Conduct a behavior analysis, analyze social media mentions, or track usage reports to derive data and discover their goals. You can also develop a buyer’s persona to organize and segment your ideal buyers. While prospecting, you may get multiple end goals of customers; that’s fine. Recognize the top goals and arrange them as per their popularity amongst customers.
2. Build a Great CS Team
Hiring a skilled customer success team assures customers that you care about them. Without a customer success team in action, customers won’t align with your offerings; they’d consider it just another option. A customer success team can foster strong relationships with customers and become their trusted advisors.
This relationship goes a long way. Customers become a part of your brand, a brand they reach out to in case of problems. This increases customer loyalty and improves retention. While hiring, look out for candidates who are excellent team players and communicators.
A great place to find people fit for your CS team is the customer service department. They are the people who understand the product in-depth and know the associated struggles. Customer service reps are already geared towards solving roadblocks.
You just need to re-align them to work proactively to anticipate problems and empathize with the buyers. Once you have a team working efficiently, hire newbies to bring more talent.
3. Leverage Right Tools
An essential step in creating a customer success management strategy is choosing and leveraging the right tools—automated or manual. Manual operations require that you build plans for customer success efforts, measure them, and execute them to your accord.
With automation, most repetitive tasks will be streamlined. Features like automatic alerts, customer status reports, and progress tracking boost the efficiency of the CS team.
If you decide to deploy automation, you’ll need tools to mine data on product usage and customer interaction to understand the behavior and motivation. You’ll also need a communication tool to connect and engage with customers and record every interaction with customers so that no engagement falls flat without context.
For instance, CS teams can use Fireflies.ai to take notes while interacting with customers in meetings. Fireflies.ai automatically captures and transcripts meetings and sends meeting notes directly to you.
Search across the notes using smart search filters or create soundbites to showcase skills during sales team training. You can have Fireflies auto-join meetings with a conference link. Fred (Fireflies assistant) can join your sessions and send rich digitized notes directly to your connected CRM.
4. Outline Customer’s Journey
If a customer can’t progress from point A in his journey, there are very low chances of him reaching his end goal. It’s critical to identify the opportunities occurring at every stage of the sales cycle. That way, you can deliver a perfect experience to customers at every touchpoint.
Develop a customer journey roadmap, revisit if you already have one, and identify the challenging areas for customers. The next step is to devise actions to ensure the journey is cleared of all the roadblocks. As a starting point, you can ask the following questions:
- What is the desired result of this step for a customer?
- What will be most beneficial to customers at every touchpoint?
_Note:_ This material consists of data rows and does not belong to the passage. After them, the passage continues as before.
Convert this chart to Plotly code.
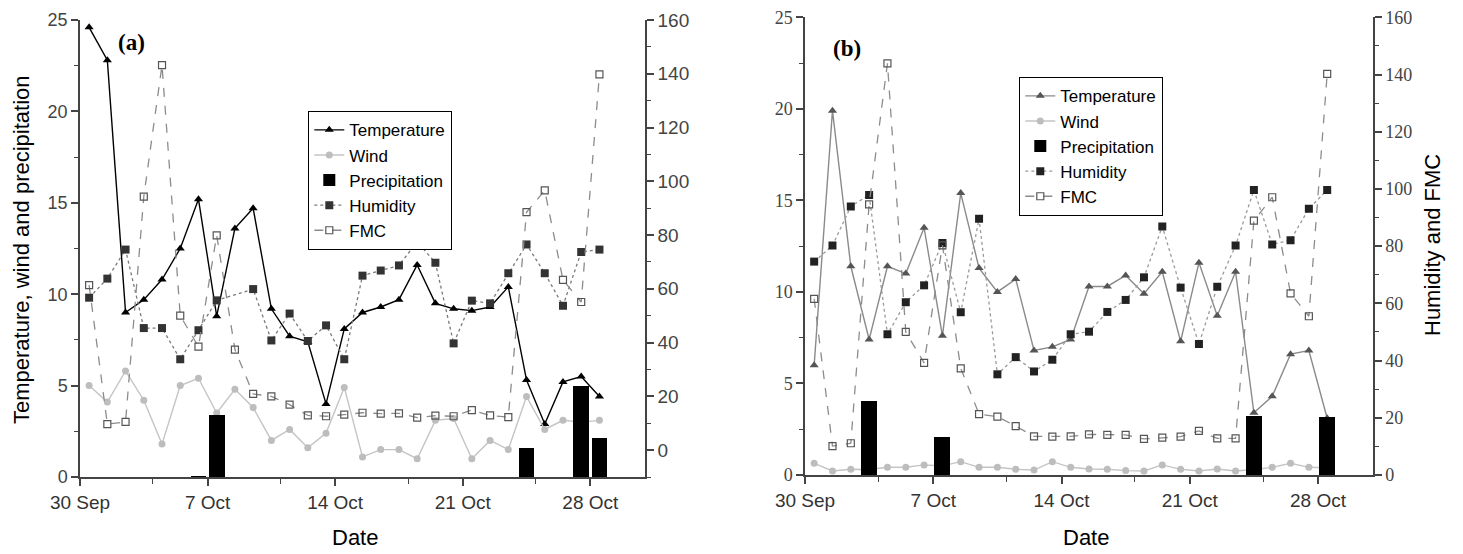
import pandas as pd
import plotly.graph_objects as go

# ---------------- data ----------------
dates = pd.date_range("2012-09-30", "2012-10-28", freq="D")   # daily values, plotted at mid-day

# panel (a)
temp_a = [24.6, 22.8, 9.0, 9.7, 10.8, 12.5, 15.2, 8.8, 13.6, 14.7, 9.2, 7.7, 7.4, 4.0, 8.1,
          9.0, 9.3, 9.7, 11.6, 9.5, 9.2, 9.1, 9.3, 10.4, 5.3, 2.9, 5.2, 5.5, 4.4]
wind_a = [5.0, 4.1, 5.8, 4.2, 1.8, 5.0, 5.4, 3.5, 4.8, 3.8, 2.0, 2.6, 1.6, 2.4, 4.9,
          1.1, 1.5, 1.5, 1.0, 3.1, 3.2, 1.0, 2.0, 1.5, 4.4, 2.6, 3.1, 3.0, 3.1]
precip_a = [0, 0, 0, 0, 0, 0, 0.05, 3.4, 0, 0, 0, 0, 0, 0, 0,
            0, 0, 0, 0, 0, 0, 0, 0, 0, 1.6, 0, 0, 5.0, 2.15]
hum_a = [56.7, 63.8, 74.6, 45.4, 45.4, 33.8, 44.6, 55.7, None, 59.9, 40.8, 50.8, 40.6, 46.4, 33.8,
         64.9, 66.8, 68.7, 77.5, 69.7, 39.7, 55.6, 54.6, 65.8, 76.5, 65.8, 53.7, 73.7, 74.6]
fmc_a = [61.4, 9.7, 10.5, 94.3, 143.2, 50.0, 38.5, 79.9, 37.4, 20.9, 20.0, 16.9, 12.9, 12.6, 13.2,
         13.9, 13.6, 13.7, 12.1, 12.8, 12.6, 14.9, 12.9, 12.3, 88.5, 96.6, 63.3, 55.1, 139.8]

# panel (b)
temp_b = [6.0, 19.9, 11.4, 7.4, 11.4, 11.0, 13.5, 7.6, 15.4, 11.3, 10.0, 10.7, 6.8, 7.0, 7.4,
          10.3, 10.3, 10.9, 9.9, 11.1, 7.3, 11.6, 8.7, 11.1, 3.4, 4.3, 6.6, 6.8, 3.1]
wind_b = [0.64, 0.22, 0.31, 0.3, 0.42, 0.42, 0.55, 0.5, 0.73, 0.42, 0.42, 0.31, 0.27, 0.73, 0.42,
          0.33, 0.31, 0.24, 0.22, 0.55, 0.31, 0.22, 0.33, 0.22, 0.3, 0.42, 0.64, 0.42, 0.4]
precip_b = [0, 0, 0, 4.0, 0, 0, 0, 2.05, 0, 0, 0, 0, 0, 0, 0,
            0, 0, 0, 0, 0, 0, 0, 0, 0, 3.2, 0, 0, 0, 3.15]
hum_b = [74.6, 80.2, 93.9, 97.9, 49.2, 60.4, 66.3, 81.1, 56.9, 89.6, 35.2, 41.2, 36.2, 40.3, 49.2,
         50.1, 57.0, 61.2, 69.1, 86.9, 65.5, 45.8, 65.8, 80.2, 99.6, 80.6, 82.1, 93.1, 99.6]
fmc_b = [61.6, 10.1, 11.1, 94.6, 143.9, 50.0, 39.2, 80.3, 37.3, 21.3, 20.4, 17.1, 13.5, 13.4, 13.5,
         14.2, 14.0, 14.0, 12.6, 13.1, 13.4, 15.4, 12.8, 12.8, 88.9, 97.1, 63.5, 55.5, 140.2]

# axis ticks
tick_dates = ["2012-09-30", "2012-10-07", "2012-10-14", "2012-10-21", "2012-10-28"]
tick_text = ["30 Sep", "7 Oct", "14 Oct", "21 Oct", "28 Oct"]
minor_dates = ["2012-10-04", "2012-10-11", "2012-10-18", "2012-10-25"]
x_range = ["2012-09-30", "2012-10-31"]

# ---------------- figure ----------------
x = dates + pd.Timedelta(hours=12)
bar_w = 0.87 * 86400000
SANS = "Liberation Sans, Arial, sans-serif"
SERIF = "Liberation Serif, Times New Roman, serif"
AX = "#444444"

fig = go.Figure()


def add_panel(xa, yl, yr, yb, leg, temp, wind, precip, hum, fmc, dark):
    t_line = "black" if dark else "#8a8a8a"
    t_mark = "black" if dark else "#555555"
    h_mark = "#333333" if dark else "#222222"
    fig.add_trace(go.Scatter(x=x, y=temp, name="Temperature", xaxis=xa, yaxis=yl, legend=leg,
                             mode="lines+markers", line=dict(color=t_line, width=1.4),
                             marker=dict(symbol="triangle-up", size=8, color=t_mark)))
    fig.add_trace(go.Scatter(x=x, y=wind, name="Wind", xaxis=xa, yaxis=yl, legend=leg,
                             mode="lines+markers", line=dict(color="#c4c4c4", width=1.4),
                             marker=dict(symbol="circle", size=7, color="#bdbdbd")))
    fig.add_trace(go.Bar(x=x, y=precip, name="Precipitation", xaxis=xa, yaxis=yb, legend=leg,
                         width=bar_w, marker=dict(color="black", line=dict(width=0))))
    fig.add_trace(go.Scatter(x=x, y=hum, name="Humidity", xaxis=xa, yaxis=yr, legend=leg,
                             mode="lines+markers", connectgaps=True,
                             line=dict(color="#7a7a7a" if dark else "#9a9a9a", width=1.3, dash="dot"),
                             marker=dict(symbol="square", size=8, color=h_mark)))
    fig.add_trace(go.Scatter(x=x, y=fmc, name="FMC", xaxis=xa, yaxis=yr, legend=leg,
                             mode="lines+markers",
                             line=dict(color="#8c8c8c", width=1.3, dash="dash"),
                             marker=dict(symbol="square-open", size=7, color="#555555",
                                         line=dict(width=1.2))))


add_panel("x", "y", "y2", "y3", "legend", temp_a, wind_a, precip_a, hum_a, fmc_a, True)
add_panel("x2", "y4", "y5", "y6", "legend2", temp_b, wind_b, precip_b, hum_b, fmc_b, False)


def xax(domain, anchor):
    return dict(domain=domain, anchor=anchor, type="date", range=x_range, automargin=False,
                tickmode="array", tickvals=tick_dates, ticktext=tick_text,
                ticks="outside", ticklen=7, tickwidth=1.5, tickcolor=AX,
                showline=True, linecolor=AX, linewidth=1.5, showgrid=False, zeroline=False,
                tickfont=dict(family=SANS, size=19, color="#333333"),
                minor=dict(tickmode="array", tickvals=minor_dates, ticks="outside",
                           ticklen=5, tickwidth=1.2, tickcolor=AX, showgrid=False))


def yax(domain, anchor, rng, dtick, mdtick, font, size, side="left", overlaying=None):
    d = dict(domain=domain, anchor=anchor, range=rng, side=side, automargin=False,
             tickmode="linear", tick0=0, dtick=dtick,
             ticks="outside", ticklen=7, tickwidth=1.5, tickcolor=AX,
             showline=True, linecolor=AX, linewidth=1.5, showgrid=False, zeroline=False,
             tickfont=dict(family=font, size=size, color="#444444"),
             minor=dict(tick0=0, dtick=mdtick, ticks="outside", ticklen=4, tickwidth=1.2,
                        tickcolor=AX, showgrid=False))
    if overlaying:
        d["overlaying"] = overlaying
    return d


dom_a_x, dom_a_y = [80 / 1463, 645 / 1463], [77 / 554, 534 / 554]
dom_b_x, dom_b_y = [805 / 1463, 1373 / 1463], [79 / 554, 536.7 / 554]

legend_style = dict(xanchor="left", yanchor="top", bgcolor="white", bordercolor="black",
                    borderwidth=1.3, font=dict(family=SANS, size=17, color="black"),
                    traceorder="normal", tracegroupgap=0, itemwidth=30)

fig.update_layout(
    width=1463, height=554, margin=dict(l=0, r=0, t=0, b=0, pad=0, autoexpand=False),
    paper_bgcolor="white", plot_bgcolor="rgba(0,0,0,0)",
    showlegend=True, bargap=0,
    xaxis=xax(dom_a_x, "y"),
    yaxis=yax(dom_a_y, "x", [0, 25], 5, 2.5, SANS, 18),
    yaxis2=yax(dom_a_y, "x", [-10, 160], 20, 10, SANS, 19, side="right", overlaying="y"),
    yaxis3=dict(domain=dom_a_y, anchor="x", range=[0, 25], overlaying="y", visible=False),
    xaxis2=xax(dom_b_x, "y4"),
    yaxis4=yax(dom_b_y, "x2", [0, 25], 5, 2.5, SERIF, 18),
    yaxis5=yax(dom_b_y, "x2", [0, 160], 20, 10, SERIF, 18, side="right", overlaying="y4"),
    yaxis6=dict(domain=dom_b_y, anchor="x2", range=[0, 25], overlaying="y4", visible=False),
    legend=dict(x=308 / 1463, y=(554 - 111) / 554, **legend_style),
    legend2=dict(x=1019 / 1463, y=(554 - 77) / 554, **legend_style),
    annotations=[
        dict(text="<b>(a)</b>", x=131 / 1463, y=(554 - 43) / 554, xref="paper", yref="paper",
             showarrow=False, xanchor="center", yanchor="middle",
             font=dict(family=SERIF, size=23, color="black")),
        dict(text="<b>(b)</b>", x=847 / 1463, y=(554 - 48) / 554, xref="paper", yref="paper",
             showarrow=False, xanchor="center", yanchor="middle",
             font=dict(family=SERIF, size=23, color="black")),
        dict(text="Temperature, wind and precipitation", x=22 / 1463, y=(554 - 250) / 554,
             xref="paper", yref="paper", showarrow=False, textangle=-90,
             xanchor="center", yanchor="middle",
             font=dict(family=SANS, size=22, color="black")),
        dict(text="Humidity and FMC", x=1433 / 1463, y=(554 - 245) / 554,
             xref="paper", yref="paper", showarrow=False, textangle=-90,
             xanchor="center", yanchor="middle",
             font=dict(family=SANS, size=22, color="black")),
        dict(text="Date", x=355 / 1463, y=(554 - 537) / 554, xref="paper", yref="paper",
             showarrow=False, xanchor="center", yanchor="middle",
             font=dict(family=SANS, size=22, color="black")),
        dict(text="Date", x=1086 / 1463, y=(554 - 537) / 554, xref="paper", yref="paper",
             showarrow=False, xanchor="center", yanchor="middle",
             font=dict(family=SANS, size=22, color="black")),
    ],
)

fig.write_html("out.html", config={"displayModeBar": False},
               post_script="document.body.style.margin='0';document.body.style.overflow='hidden';")
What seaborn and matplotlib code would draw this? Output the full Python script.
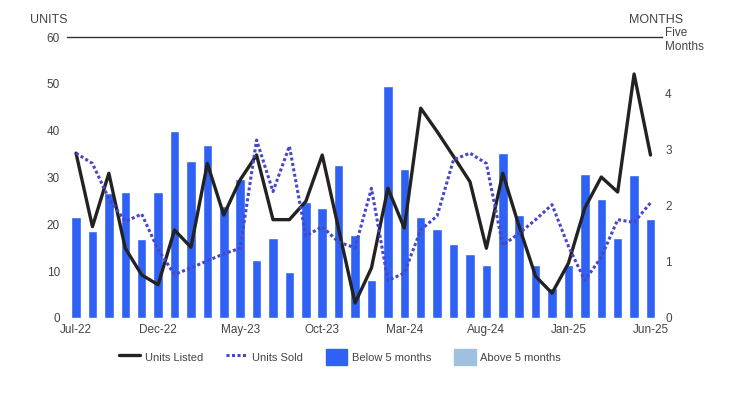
import numpy as np
import pandas as pd
import seaborn as sns
import matplotlib.pyplot as plt
from matplotlib.lines import Line2D
from matplotlib.patches import Patch

months = ['Jul-22', 'Aug-22', 'Sep-22', 'Oct-22', 'Nov-22', 'Dec-22',
          'Jan-23', 'Feb-23', 'Mar-23', 'Apr-23', 'May-23', 'Jun-23',
          'Jul-23', 'Aug-23', 'Sep-23', 'Oct-23', 'Nov-23', 'Dec-23',
          'Jan-24', 'Feb-24', 'Mar-24', 'Apr-24', 'May-24', 'Jun-24',
          'Jul-24', 'Aug-24', 'Sep-24', 'Oct-24', 'Nov-24', 'Dec-24',
          'Jan-25', 'Feb-25', 'Mar-25', 'Apr-25', 'May-25', 'Jun-25']

# months of inventory (right axis)
inventory = [1.80, 1.55, 2.22, 2.24, 1.41, 2.24, 3.33, 2.79, 3.08, 1.99, 2.47, 1.03,
             1.43, 0.82, 2.06, 1.96, 2.72, 1.48, 0.68, 4.12, 2.66, 1.80, 1.58, 1.31,
             1.14, 0.95, 2.94, 1.84, 0.95, 0.53, 0.95, 2.57, 2.11, 1.43, 2.55, 1.77]

# units (left axis)
units_listed = [35.2, 19.5, 30.9, 14.9, 9.2, 7.1, 18.8, 15.1, 33.0, 22.0, 29.5, 34.8,
                21.0, 21.0, 24.9, 34.8, 19.0, 3.2, 10.7, 27.7, 19.2, 44.8, 39.8, 34.5,
                29.1, 14.9, 30.9, 19.5, 8.9, 5.3, 11.7, 23.5, 30.1, 26.9, 52.1, 34.8]
units_sold = [35.2, 33.0, 25.5, 20.6, 22.2, 14.6, 9.3, 10.7, 12.2, 13.7, 14.9, 38.0,
              27.0, 36.7, 17.5, 19.5, 16.2, 15.0, 27.7, 8.0, 9.6, 18.8, 21.8, 33.8,
              35.2, 33.0, 15.5, 18.1, 21.0, 24.2, 15.3, 8.0, 13.0, 21.0, 20.4, 24.6]

tick_months = ['Jul-22', 'Dec-22', 'May-23', 'Oct-23', 'Mar-24', 'Aug-24', 'Jan-25', 'Jun-25']

df = pd.DataFrame({'month': months, 'inventory': inventory,
                   'listed': units_listed, 'sold': units_sold})
df['idx'] = np.arange(len(df))

sns.set_style('white')
plt.rcParams['font.family'] = ['Liberation Sans', 'DejaVu Sans']

fig = plt.figure(figsize=(7.32, 3.95), dpi=100)
ax = fig.add_axes([67 / 732, 1 - 318 / 395, 595 / 732, 281 / 395])
ax2 = ax.twinx()

bar_color = '#2F62F4'
sns.barplot(data=df, x='idx', y='inventory', color=bar_color, saturation=1,
            width=0.58, ax=ax, order=list(range(len(df))))
ax.set_ylim(0, 5)
ax.set_xlim(-0.55, len(df) - 0.3)
ax.set_xlabel('')
ax.set_ylabel('')

sns.lineplot(data=df, x='idx', y='listed', color='#222222', lw=2.4, ax=ax2)
sns.lineplot(data=df, x='idx', y='sold', color='#4747C8', lw=2.2,
             linestyle=(0, (1, 0.8)), ax=ax2)
ax2.set_ylim(0, 60)
ax2.set_xlabel('')
ax2.set_ylabel('')

# months axis on the right, units axis on the left
ax.yaxis.tick_right()
ax.set_yticks([0, 1, 2, 3, 4, 5])
ax.set_yticklabels(['0', '1', '2', '3', '4', 'Five\nMonths'], linespacing=1.25)
ax.tick_params(axis='y', left=False, right=False, labelleft=False, labelright=True,
               pad=-1.3, labelsize=8.5, labelcolor='#444444')

ax2.yaxis.tick_left()
ax2.set_yticks(range(0, 61, 10))
ax2.tick_params(axis='y', left=False, right=False, labelleft=True, labelright=False,
                pad=1.5, labelsize=8.5, labelcolor='#444444')

tick_pos = [months.index(m) for m in tick_months]
ax.set_xticks(tick_pos)
ax.set_xticklabels(tick_months)
ax.tick_params(axis='x', length=0, pad=4, labelsize=8.5, labelcolor='#444444')

for a in (ax, ax2):
    for s in ['left', 'right', 'bottom', 'top']:
        a.spines[s].set_visible(False)
ax2.spines['top'].set_visible(True)
ax2.spines['top'].set_color('#333333')
ax2.spines['top'].set_linewidth(1)

fig.text(30 / 732, 1 - 20 / 395, 'UNITS', fontsize=9, color='#444444', va='center', ha='left')
fig.text(683 / 732, 1 - 20 / 395, 'MONTHS', fontsize=9, color='#444444', va='center', ha='right')

handles = [Line2D([0], [0], color='#222222', lw=2.4),
           Line2D([0], [0], color='#4747C8', lw=2.2, linestyle=(0, (1, 0.8))),
           Patch(color=bar_color), Patch(color='#A0C0E2')]
labels = ['Units Listed', 'Units Sold', 'Below 5 months', 'Above 5 months']
fig.legend(handles, labels, loc='center', bbox_to_anchor=(340 / 732, 1 - 357 / 395), ncol=4,
           frameon=False, fontsize=8, handlelength=1.9, handleheight=1.8,
           handletextpad=0.4, columnspacing=2.1, labelcolor='#444444')

fig.savefig('out.png', dpi=100)
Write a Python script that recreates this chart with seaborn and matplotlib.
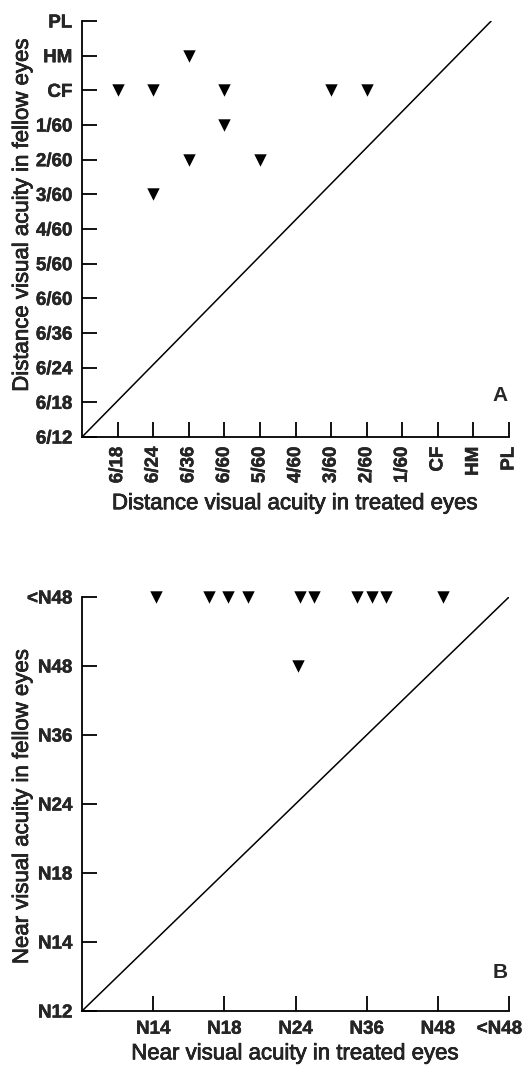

- What are the points where the product/service you’re offering are failing expectations?
- How can you track the struggles of customers at each step?
This is also where you need to think about how CS reps interact with customers (channels and assignments). You can assign one rep per account or rotate accounts between the team. If you’re a big company, you can deploy AI bots to take care of the FAQs. This will allow the customer support team to focus on customer success efforts.
You can train the bots to handle common struggles like password change, email updates, etc. As a result, the team can eliminate repetitive work and divert attention to what matters the most—engaging with buyers.
5. Measure Right Customer Success Metrics
A strategy won’t be efficient if you can’t evaluate its performance and identify the loopholes. Customer success has a key analytics side too to measure KPIs. Since CS is a mutually beneficial relationship, identify metrics that align with company success and customer success.
Here are some KPIs that determine the effectiveness of customer success:
- Churn Rate: The number of customers opting out from doing business with you over a specific time interval. For SaaS, this translates to the number of users quitting subscriptions.
- Retention Rate: This is opposite to the churn rate. It means the number of customers staying with you over a specific period. A high retention rate leads to customer loyalty—customers doing repeat business.
- Expansion Revenue: The percentage of revenue coming from the existing pool of users. This happens when existing customers renew higher subscriptions, move from free trial to premium, or purchase add-on features.
- Customer Lifetime Value (CLV): It is the expected profit from a customer doing business with you. It can be represented as:
CLV= (Average purchase value-Average purchase frequency)*Average customer lifespan
(Where, average purchase value=total revenue/total no. of purchases. Average purchase frequency= No. of purchases/No. Of customers. Average customer lifespan=Customer lifespan total/No. of customers in the equation.)
When analyzing the impact of your CS efforts on the customer, the KPIs are:
- Customer Satisfaction Score (CSAT): To measure how happy customers are using the product/service.
- Net Promoter Score (NPS): To identify brand loyalists from defectors.
- Customer Effort Score (CES): To evaluate the quality of customer experience.
6. Continuously Optimize Strategy
There is no secret strategy that is perfect and applicable for all businesses. All customer-centric brands curate their CS strategy after a lot of hits and misses. Deploying a customer success strategy is not a one-day event. Instead, you need to develop the strategy with the feedback and data you receive after application.
For instance, if your CSAT score is 4 (out of 10) for your pricing page, that means you need to rework the entire webpage. KPIs should be at the center while improvising your products, service offerings, or pricing.
Keep Raising the Bar
Customer success is a crucial pillar in business. There is no finite box to break while improving your strategy—it’s an ever-evolving function. Your team should keep pushing the bar of excellence every time it performs.
Beware of copying another businesses’ CS strategy. If it worked for them, it might not be suitable for you.
The best approach is to follow the steps, deploy a well-crafted strategy, measure results, optimize, and apply the high ROI methods.